▶ [What to produce]: Return only the lines between the line holding "Write the seaborn" and the line holding "91, 77, 52, 41, 32, 27, 27, 18, 18]", the two boundary lines included, exactly as they appear.

▶ [Data shown]:
****************************************
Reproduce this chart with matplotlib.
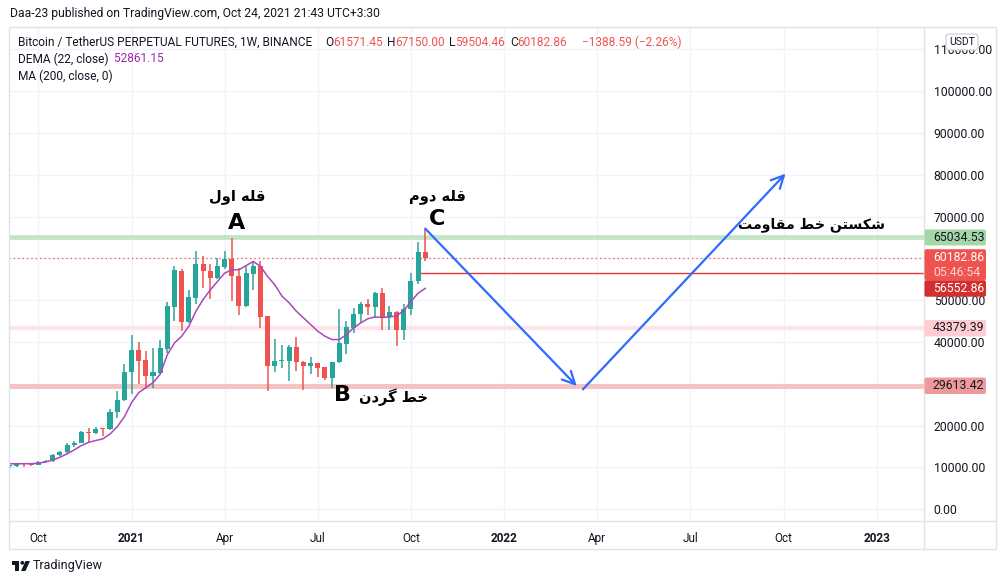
****************************************
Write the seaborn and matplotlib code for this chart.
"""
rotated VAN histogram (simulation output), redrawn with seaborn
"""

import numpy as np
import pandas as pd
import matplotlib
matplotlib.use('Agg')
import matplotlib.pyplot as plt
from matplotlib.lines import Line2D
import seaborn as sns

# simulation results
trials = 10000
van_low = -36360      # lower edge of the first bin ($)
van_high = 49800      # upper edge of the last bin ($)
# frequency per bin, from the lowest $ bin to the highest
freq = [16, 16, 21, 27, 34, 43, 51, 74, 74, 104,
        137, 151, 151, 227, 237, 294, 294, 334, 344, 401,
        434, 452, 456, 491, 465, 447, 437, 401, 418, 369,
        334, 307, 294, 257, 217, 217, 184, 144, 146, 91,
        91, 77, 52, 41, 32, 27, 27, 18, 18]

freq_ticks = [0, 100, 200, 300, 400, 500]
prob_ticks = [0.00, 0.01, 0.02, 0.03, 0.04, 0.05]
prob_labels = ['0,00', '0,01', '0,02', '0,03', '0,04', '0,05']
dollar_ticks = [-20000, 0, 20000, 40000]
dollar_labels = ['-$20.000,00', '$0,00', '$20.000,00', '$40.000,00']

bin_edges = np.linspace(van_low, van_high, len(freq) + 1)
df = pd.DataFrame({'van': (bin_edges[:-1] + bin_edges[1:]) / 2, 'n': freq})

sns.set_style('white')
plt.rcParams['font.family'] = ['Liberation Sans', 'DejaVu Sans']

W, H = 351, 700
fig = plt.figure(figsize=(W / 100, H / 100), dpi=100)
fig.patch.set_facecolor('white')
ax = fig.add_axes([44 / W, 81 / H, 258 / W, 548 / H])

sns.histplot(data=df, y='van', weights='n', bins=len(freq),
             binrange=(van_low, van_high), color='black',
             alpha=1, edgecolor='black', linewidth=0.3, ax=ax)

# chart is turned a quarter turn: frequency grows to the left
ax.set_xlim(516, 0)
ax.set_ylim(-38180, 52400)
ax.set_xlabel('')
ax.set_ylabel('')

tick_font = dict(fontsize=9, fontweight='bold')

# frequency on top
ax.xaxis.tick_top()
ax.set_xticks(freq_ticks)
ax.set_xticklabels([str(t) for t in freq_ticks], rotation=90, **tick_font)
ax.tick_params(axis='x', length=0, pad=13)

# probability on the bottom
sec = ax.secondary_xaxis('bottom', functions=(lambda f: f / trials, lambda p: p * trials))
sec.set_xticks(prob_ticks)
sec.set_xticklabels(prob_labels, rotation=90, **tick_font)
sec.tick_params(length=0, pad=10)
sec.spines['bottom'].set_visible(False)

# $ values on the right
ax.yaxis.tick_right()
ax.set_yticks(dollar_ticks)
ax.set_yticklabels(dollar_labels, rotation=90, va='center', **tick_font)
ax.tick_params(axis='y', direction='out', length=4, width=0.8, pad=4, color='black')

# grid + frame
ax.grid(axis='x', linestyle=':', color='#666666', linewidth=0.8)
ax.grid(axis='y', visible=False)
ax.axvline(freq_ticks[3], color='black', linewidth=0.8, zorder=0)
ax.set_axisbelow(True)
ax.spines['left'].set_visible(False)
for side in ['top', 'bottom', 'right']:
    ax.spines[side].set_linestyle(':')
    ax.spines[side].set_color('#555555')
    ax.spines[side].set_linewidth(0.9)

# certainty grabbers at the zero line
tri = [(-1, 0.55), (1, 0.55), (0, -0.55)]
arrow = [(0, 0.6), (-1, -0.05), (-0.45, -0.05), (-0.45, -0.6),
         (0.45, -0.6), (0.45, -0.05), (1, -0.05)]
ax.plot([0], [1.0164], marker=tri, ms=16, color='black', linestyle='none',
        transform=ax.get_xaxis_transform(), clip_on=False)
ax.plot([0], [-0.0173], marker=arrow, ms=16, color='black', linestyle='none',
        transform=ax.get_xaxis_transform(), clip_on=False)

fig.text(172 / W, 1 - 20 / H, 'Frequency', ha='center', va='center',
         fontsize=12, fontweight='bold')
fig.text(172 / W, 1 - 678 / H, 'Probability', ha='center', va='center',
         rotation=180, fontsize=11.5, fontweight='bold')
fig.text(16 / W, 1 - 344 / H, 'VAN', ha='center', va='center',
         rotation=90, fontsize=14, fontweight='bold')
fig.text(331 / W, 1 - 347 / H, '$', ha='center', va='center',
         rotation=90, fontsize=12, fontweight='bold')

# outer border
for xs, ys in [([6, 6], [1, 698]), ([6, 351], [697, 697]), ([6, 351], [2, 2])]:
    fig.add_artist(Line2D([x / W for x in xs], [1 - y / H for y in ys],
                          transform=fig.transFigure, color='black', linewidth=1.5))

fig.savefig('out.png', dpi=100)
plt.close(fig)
****************************************
▶ [Written solution]:
Write the seaborn and matplotlib code for this chart.
"""
rotated VAN histogram (simulation output), redrawn with seaborn
"""

import numpy as np
import pandas as pd
import matplotlib
matplotlib.use('Agg')
import matplotlib.pyplot as plt
from matplotlib.lines import Line2D
import seaborn as sns

# simulation results
trials = 10000
van_low = -36360      # lower edge of the first bin ($)
van_high = 49800      # upper edge of the last bin ($)
# frequency per bin, from the lowest $ bin to the highest
freq = [16, 16, 21, 27, 34, 43, 51, 74, 74, 104,
        137, 151, 151, 227, 237, 294, 294, 334, 344, 401,
        434, 452, 456, 491, 465, 447, 437, 401, 418, 369,
        334, 307, 294, 257, 217, 217, 184, 144, 146, 91,
        91, 77, 52, 41, 32, 27, 27, 18, 18]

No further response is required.